»»

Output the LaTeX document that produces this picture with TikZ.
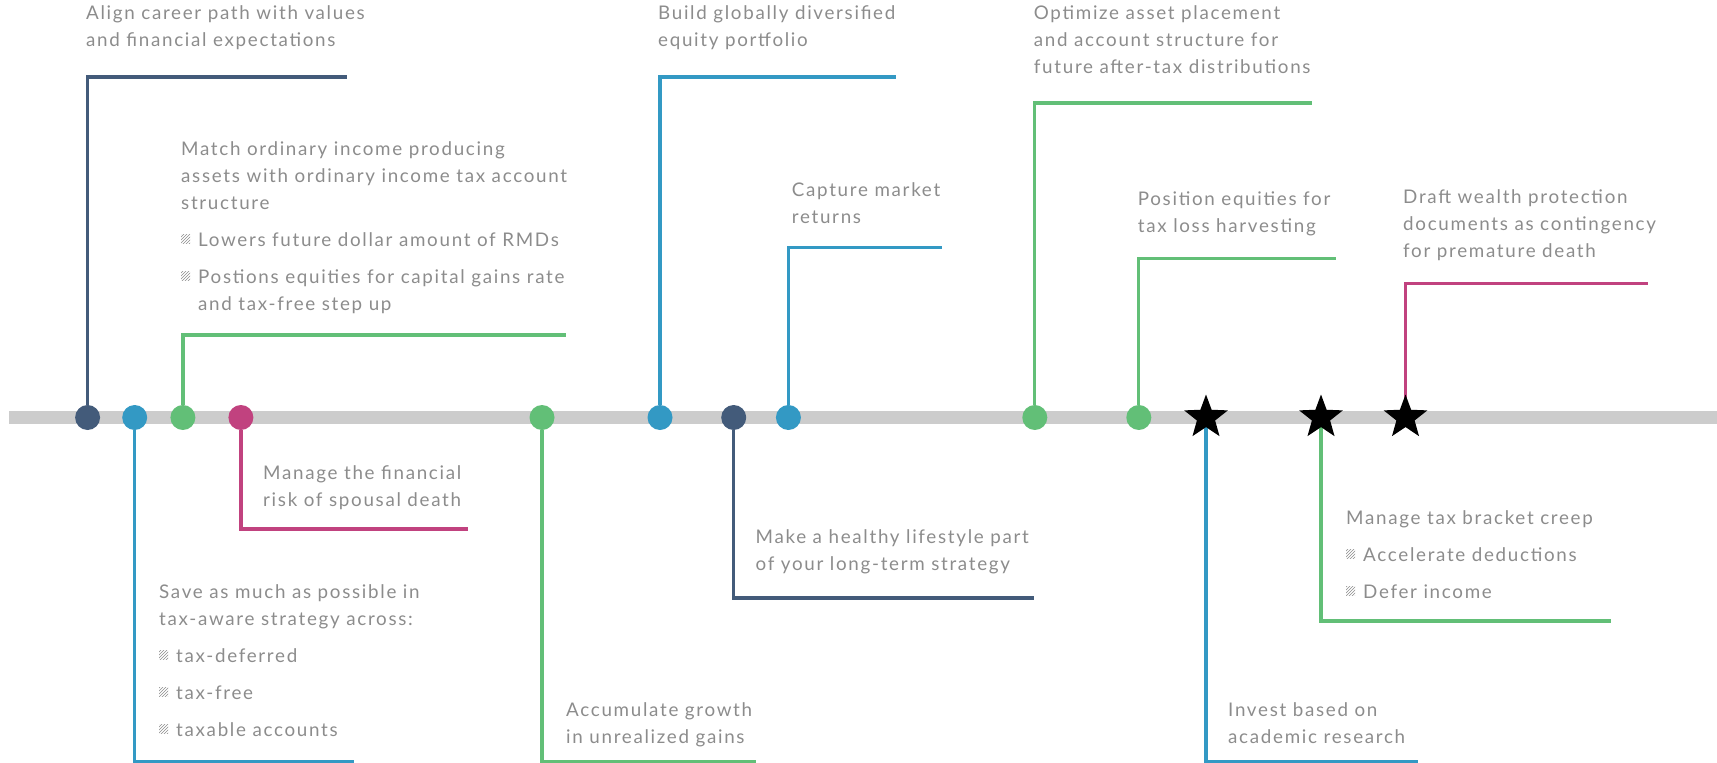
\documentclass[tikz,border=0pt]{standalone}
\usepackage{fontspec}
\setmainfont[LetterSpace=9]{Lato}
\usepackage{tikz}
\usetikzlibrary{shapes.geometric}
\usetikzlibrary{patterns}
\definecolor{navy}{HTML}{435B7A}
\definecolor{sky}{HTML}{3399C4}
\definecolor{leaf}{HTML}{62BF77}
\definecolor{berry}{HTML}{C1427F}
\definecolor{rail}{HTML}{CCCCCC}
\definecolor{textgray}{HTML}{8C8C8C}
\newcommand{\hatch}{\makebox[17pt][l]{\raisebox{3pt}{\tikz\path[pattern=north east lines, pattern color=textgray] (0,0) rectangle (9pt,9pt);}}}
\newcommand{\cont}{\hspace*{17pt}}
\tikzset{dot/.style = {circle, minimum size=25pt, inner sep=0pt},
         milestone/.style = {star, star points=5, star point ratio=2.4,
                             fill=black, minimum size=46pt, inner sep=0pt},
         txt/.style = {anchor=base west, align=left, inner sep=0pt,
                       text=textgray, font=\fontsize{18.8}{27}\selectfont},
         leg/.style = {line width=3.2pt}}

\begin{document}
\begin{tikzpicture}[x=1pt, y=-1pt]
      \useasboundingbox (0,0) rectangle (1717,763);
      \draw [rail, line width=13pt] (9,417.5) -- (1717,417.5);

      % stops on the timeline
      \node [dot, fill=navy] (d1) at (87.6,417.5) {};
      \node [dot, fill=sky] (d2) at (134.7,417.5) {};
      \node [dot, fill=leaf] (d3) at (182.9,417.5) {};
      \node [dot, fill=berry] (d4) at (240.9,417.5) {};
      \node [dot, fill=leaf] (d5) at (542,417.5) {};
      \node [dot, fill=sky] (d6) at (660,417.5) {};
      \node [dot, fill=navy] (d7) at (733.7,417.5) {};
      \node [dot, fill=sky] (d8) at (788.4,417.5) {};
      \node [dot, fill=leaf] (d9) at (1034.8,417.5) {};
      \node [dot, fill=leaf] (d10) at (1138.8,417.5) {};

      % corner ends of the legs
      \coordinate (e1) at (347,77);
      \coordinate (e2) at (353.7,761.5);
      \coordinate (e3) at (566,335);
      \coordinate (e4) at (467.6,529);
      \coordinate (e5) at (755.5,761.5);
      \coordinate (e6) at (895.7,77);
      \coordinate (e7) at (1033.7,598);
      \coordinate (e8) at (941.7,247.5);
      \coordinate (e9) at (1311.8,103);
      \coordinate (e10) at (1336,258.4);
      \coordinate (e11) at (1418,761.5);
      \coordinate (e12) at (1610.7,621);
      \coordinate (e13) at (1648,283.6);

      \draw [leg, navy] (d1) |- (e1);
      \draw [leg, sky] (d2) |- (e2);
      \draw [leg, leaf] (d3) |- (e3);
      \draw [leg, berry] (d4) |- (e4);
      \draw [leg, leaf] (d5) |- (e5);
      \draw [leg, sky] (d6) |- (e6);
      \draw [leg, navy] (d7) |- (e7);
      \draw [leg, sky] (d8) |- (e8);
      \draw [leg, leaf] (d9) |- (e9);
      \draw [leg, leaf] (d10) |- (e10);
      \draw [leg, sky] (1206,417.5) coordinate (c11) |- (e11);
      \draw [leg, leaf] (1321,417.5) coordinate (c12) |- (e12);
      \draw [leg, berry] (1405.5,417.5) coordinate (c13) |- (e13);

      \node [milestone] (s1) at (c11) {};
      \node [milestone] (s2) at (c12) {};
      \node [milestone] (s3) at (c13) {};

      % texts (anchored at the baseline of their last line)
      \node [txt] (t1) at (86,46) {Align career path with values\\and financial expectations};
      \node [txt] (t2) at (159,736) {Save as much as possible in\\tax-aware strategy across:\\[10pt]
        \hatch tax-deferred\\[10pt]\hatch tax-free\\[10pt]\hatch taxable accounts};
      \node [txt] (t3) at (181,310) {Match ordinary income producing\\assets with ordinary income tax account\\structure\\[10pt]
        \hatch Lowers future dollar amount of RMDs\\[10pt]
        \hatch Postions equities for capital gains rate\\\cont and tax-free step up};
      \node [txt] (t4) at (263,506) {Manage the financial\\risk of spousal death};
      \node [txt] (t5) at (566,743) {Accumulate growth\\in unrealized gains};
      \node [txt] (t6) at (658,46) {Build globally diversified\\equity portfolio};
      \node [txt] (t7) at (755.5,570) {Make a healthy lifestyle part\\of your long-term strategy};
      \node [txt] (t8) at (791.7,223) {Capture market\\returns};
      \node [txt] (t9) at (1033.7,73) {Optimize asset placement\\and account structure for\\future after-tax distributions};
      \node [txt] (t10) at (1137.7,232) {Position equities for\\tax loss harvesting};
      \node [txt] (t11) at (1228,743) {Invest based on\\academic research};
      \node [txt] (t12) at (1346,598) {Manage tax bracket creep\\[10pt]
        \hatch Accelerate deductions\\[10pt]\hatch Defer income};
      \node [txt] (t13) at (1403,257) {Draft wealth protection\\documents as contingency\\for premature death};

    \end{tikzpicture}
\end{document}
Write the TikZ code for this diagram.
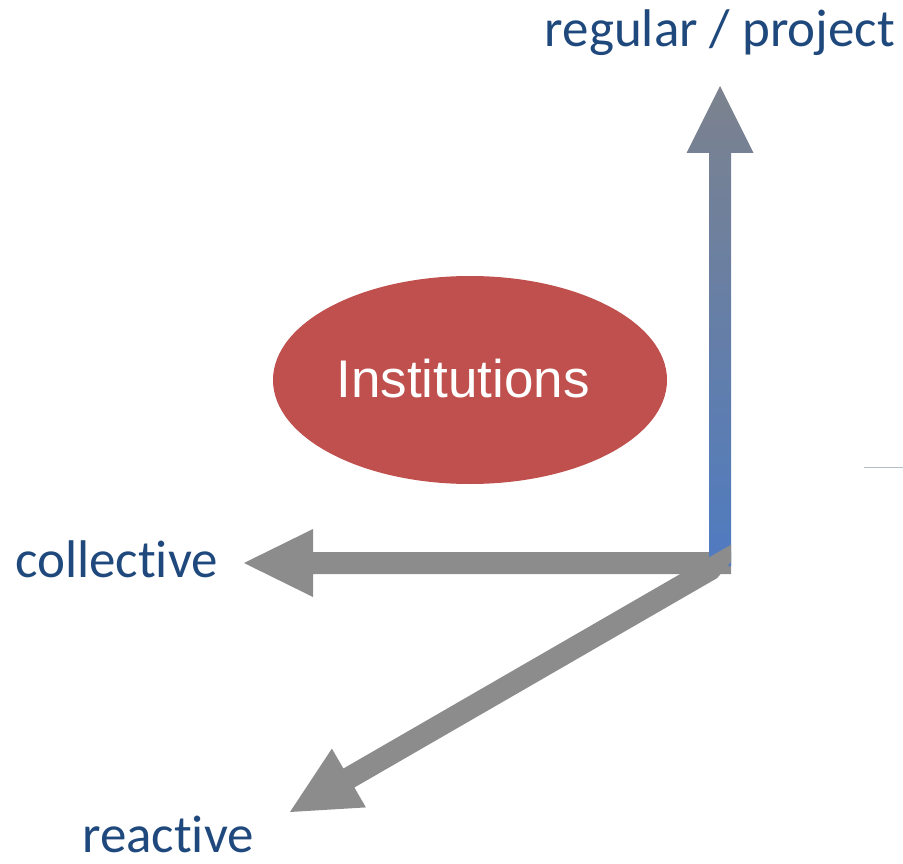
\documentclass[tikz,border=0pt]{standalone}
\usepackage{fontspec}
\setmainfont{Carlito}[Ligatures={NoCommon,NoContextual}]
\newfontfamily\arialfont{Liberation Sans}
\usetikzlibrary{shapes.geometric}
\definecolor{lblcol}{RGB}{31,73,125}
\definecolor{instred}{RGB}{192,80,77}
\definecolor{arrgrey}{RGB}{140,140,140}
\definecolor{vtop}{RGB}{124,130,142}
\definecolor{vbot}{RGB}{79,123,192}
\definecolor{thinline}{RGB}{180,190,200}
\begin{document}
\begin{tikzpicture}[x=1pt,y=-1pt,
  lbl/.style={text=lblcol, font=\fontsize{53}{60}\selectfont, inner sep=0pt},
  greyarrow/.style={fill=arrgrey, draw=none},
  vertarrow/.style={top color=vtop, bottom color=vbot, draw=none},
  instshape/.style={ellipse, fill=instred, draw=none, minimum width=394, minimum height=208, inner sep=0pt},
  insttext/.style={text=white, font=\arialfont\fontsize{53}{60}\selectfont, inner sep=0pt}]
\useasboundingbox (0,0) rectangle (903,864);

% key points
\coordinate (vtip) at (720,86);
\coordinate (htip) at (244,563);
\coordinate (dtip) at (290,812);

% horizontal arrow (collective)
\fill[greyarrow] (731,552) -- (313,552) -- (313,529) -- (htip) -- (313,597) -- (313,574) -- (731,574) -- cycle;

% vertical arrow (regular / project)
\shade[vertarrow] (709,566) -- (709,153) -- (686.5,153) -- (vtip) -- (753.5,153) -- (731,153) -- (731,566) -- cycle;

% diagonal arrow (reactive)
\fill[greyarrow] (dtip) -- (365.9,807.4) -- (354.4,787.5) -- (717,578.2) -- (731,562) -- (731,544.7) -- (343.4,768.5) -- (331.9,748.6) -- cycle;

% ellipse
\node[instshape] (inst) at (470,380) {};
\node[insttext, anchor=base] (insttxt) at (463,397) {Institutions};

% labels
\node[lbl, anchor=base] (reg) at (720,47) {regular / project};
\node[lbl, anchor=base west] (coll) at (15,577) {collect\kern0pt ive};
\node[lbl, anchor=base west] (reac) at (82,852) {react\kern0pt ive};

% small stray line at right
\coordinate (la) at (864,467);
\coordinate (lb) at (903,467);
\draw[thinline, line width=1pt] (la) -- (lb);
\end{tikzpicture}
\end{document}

««

• **What the task requires**:
Print the complete listing exactly, apart from any pictures.

• **Answer for this exercise**:
Output the LaTeX document that produces this picture with TikZ.
\documentclass[tikz,border=0pt]{standalone}
\usepackage{fontspec}
\setmainfont[LetterSpace=9]{Lato}
\usepackage{tikz}
\usetikzlibrary{shapes.geometric}
\usetikzlibrary{patterns}
\definecolor{navy}{HTML}{435B7A}
\definecolor{sky}{HTML}{3399C4}
\definecolor{leaf}{HTML}{62BF77}
\definecolor{berry}{HTML}{C1427F}
\definecolor{rail}{HTML}{CCCCCC}
\definecolor{textgray}{HTML}{8C8C8C}
\newcommand{\hatch}{\makebox[17pt][l]{\raisebox{3pt}{\tikz\path[pattern=north east lines, pattern color=textgray] (0,0) rectangle (9pt,9pt);}}}
\newcommand{\cont}{\hspace*{17pt}}
\tikzset{dot/.style = {circle, minimum size=25pt, inner sep=0pt},
         milestone/.style = {star, star points=5, star point ratio=2.4,
                             fill=black, minimum size=46pt, inner sep=0pt},
         txt/.style = {anchor=base west, align=left, inner sep=0pt,
                       text=textgray, font=\fontsize{18.8}{27}\selectfont},
         leg/.style = {line width=3.2pt}}

\begin{document}
\begin{tikzpicture}[x=1pt, y=-1pt]
      \useasboundingbox (0,0) rectangle (1717,763);
      \draw [rail, line width=13pt] (9,417.5) -- (1717,417.5);

      % stops on the timeline
      \node [dot, fill=navy] (d1) at (87.6,417.5) {};
      \node [dot, fill=sky] (d2) at (134.7,417.5) {};
      \node [dot, fill=leaf] (d3) at (182.9,417.5) {};
      \node [dot, fill=berry] (d4) at (240.9,417.5) {};
      \node [dot, fill=leaf] (d5) at (542,417.5) {};
      \node [dot, fill=sky] (d6) at (660,417.5) {};
      \node [dot, fill=navy] (d7) at (733.7,417.5) {};
      \node [dot, fill=sky] (d8) at (788.4,417.5) {};
      \node [dot, fill=leaf] (d9) at (1034.8,417.5) {};
      \node [dot, fill=leaf] (d10) at (1138.8,417.5) {};

      % corner ends of the legs
      \coordinate (e1) at (347,77);
      \coordinate (e2) at (353.7,761.5);
      \coordinate (e3) at (566,335);
      \coordinate (e4) at (467.6,529);
      \coordinate (e5) at (755.5,761.5);
      \coordinate (e6) at (895.7,77);
      \coordinate (e7) at (1033.7,598);
      \coordinate (e8) at (941.7,247.5);
      \coordinate (e9) at (1311.8,103);
      \coordinate (e10) at (1336,258.4);
      \coordinate (e11) at (1418,761.5);
      \coordinate (e12) at (1610.7,621);
      \coordinate (e13) at (1648,283.6);

      \draw [leg, navy] (d1) |- (e1);
      \draw [leg, sky] (d2) |- (e2);
      \draw [leg, leaf] (d3) |- (e3);
      \draw [leg, berry] (d4) |- (e4);
      \draw [leg, leaf] (d5) |- (e5);
      \draw [leg, sky] (d6) |- (e6);
      \draw [leg, navy] (d7) |- (e7);
      \draw [leg, sky] (d8) |- (e8);
      \draw [leg, leaf] (d9) |- (e9);
      \draw [leg, leaf] (d10) |- (e10);
      \draw [leg, sky] (1206,417.5) coordinate (c11) |- (e11);
      \draw [leg, leaf] (1321,417.5) coordinate (c12) |- (e12);
      \draw [leg, berry] (1405.5,417.5) coordinate (c13) |- (e13);

      \node [milestone] (s1) at (c11) {};
      \node [milestone] (s2) at (c12) {};
      \node [milestone] (s3) at (c13) {};

      % texts (anchored at the baseline of their last line)
      \node [txt] (t1) at (86,46) {Align career path with values\\and financial expectations};
      \node [txt] (t2) at (159,736) {Save as much as possible in\\tax-aware strategy across:\\[10pt]
        \hatch tax-deferred\\[10pt]\hatch tax-free\\[10pt]\hatch taxable accounts};
      \node [txt] (t3) at (181,310) {Match ordinary income producing\\assets with ordinary income tax account\\structure\\[10pt]
        \hatch Lowers future dollar amount of RMDs\\[10pt]
        \hatch Postions equities for capital gains rate\\\cont and tax-free step up};
      \node [txt] (t4) at (263,506) {Manage the financial\\risk of spousal death};
      \node [txt] (t5) at (566,743) {Accumulate growth\\in unrealized gains};
      \node [txt] (t6) at (658,46) {Build globally diversified\\equity portfolio};
      \node [txt] (t7) at (755.5,570) {Make a healthy lifestyle part\\of your long-term strategy};
      \node [txt] (t8) at (791.7,223) {Capture market\\returns};
      \node [txt] (t9) at (1033.7,73) {Optimize asset placement\\and account structure for\\future after-tax distributions};
      \node [txt] (t10) at (1137.7,232) {Position equities for\\tax loss harvesting};
      \node [txt] (t11) at (1228,743) {Invest based on\\academic research};
      \node [txt] (t12) at (1346,598) {Manage tax bracket creep\\[10pt]
        \hatch Accelerate deductions\\[10pt]\hatch Defer income};
      \node [txt] (t13) at (1403,257) {Draft wealth protection\\documents as contingency\\for premature death};

    \end{tikzpicture}
\end{document}
Write the TikZ code for this diagram.
\documentclass[tikz,border=0pt]{standalone}
\usepackage{fontspec}
\setmainfont{Carlito}[Ligatures={NoCommon,NoContextual}]
\newfontfamily\arialfont{Liberation Sans}
\usetikzlibrary{shapes.geometric}
\definecolor{lblcol}{RGB}{31,73,125}
\definecolor{instred}{RGB}{192,80,77}
\definecolor{arrgrey}{RGB}{140,140,140}
\definecolor{vtop}{RGB}{124,130,142}
\definecolor{vbot}{RGB}{79,123,192}
\definecolor{thinline}{RGB}{180,190,200}
\begin{document}
\begin{tikzpicture}[x=1pt,y=-1pt,
  lbl/.style={text=lblcol, font=\fontsize{53}{60}\selectfont, inner sep=0pt},
  greyarrow/.style={fill=arrgrey, draw=none},
  vertarrow/.style={top color=vtop, bottom color=vbot, draw=none},
  instshape/.style={ellipse, fill=instred, draw=none, minimum width=394, minimum height=208, inner sep=0pt},
  insttext/.style={text=white, font=\arialfont\fontsize{53}{60}\selectfont, inner sep=0pt}]
\useasboundingbox (0,0) rectangle (903,864);

% key points
\coordinate (vtip) at (720,86);
\coordinate (htip) at (244,563);
\coordinate (dtip) at (290,812);

% horizontal arrow (collective)
\fill[greyarrow] (731,552) -- (313,552) -- (313,529) -- (htip) -- (313,597) -- (313,574) -- (731,574) -- cycle;

% vertical arrow (regular / project)
\shade[vertarrow] (709,566) -- (709,153) -- (686.5,153) -- (vtip) -- (753.5,153) -- (731,153) -- (731,566) -- cycle;

% diagonal arrow (reactive)
\fill[greyarrow] (dtip) -- (365.9,807.4) -- (354.4,787.5) -- (717,578.2) -- (731,562) -- (731,544.7) -- (343.4,768.5) -- (331.9,748.6) -- cycle;

% ellipse
\node[instshape] (inst) at (470,380) {};
\node[insttext, anchor=base] (insttxt) at (463,397) {Institutions};

% labels
\node[lbl, anchor=base] (reg) at (720,47) {regular / project};
\node[lbl, anchor=base west] (coll) at (15,577) {collect\kern0pt ive};
\node[lbl, anchor=base west] (reac) at (82,852) {react\kern0pt ive};

% small stray line at right
\coordinate (la) at (864,467);
\coordinate (lb) at (903,467);
\draw[thinline, line width=1pt] (la) -- (lb);
\end{tikzpicture}
\end{document}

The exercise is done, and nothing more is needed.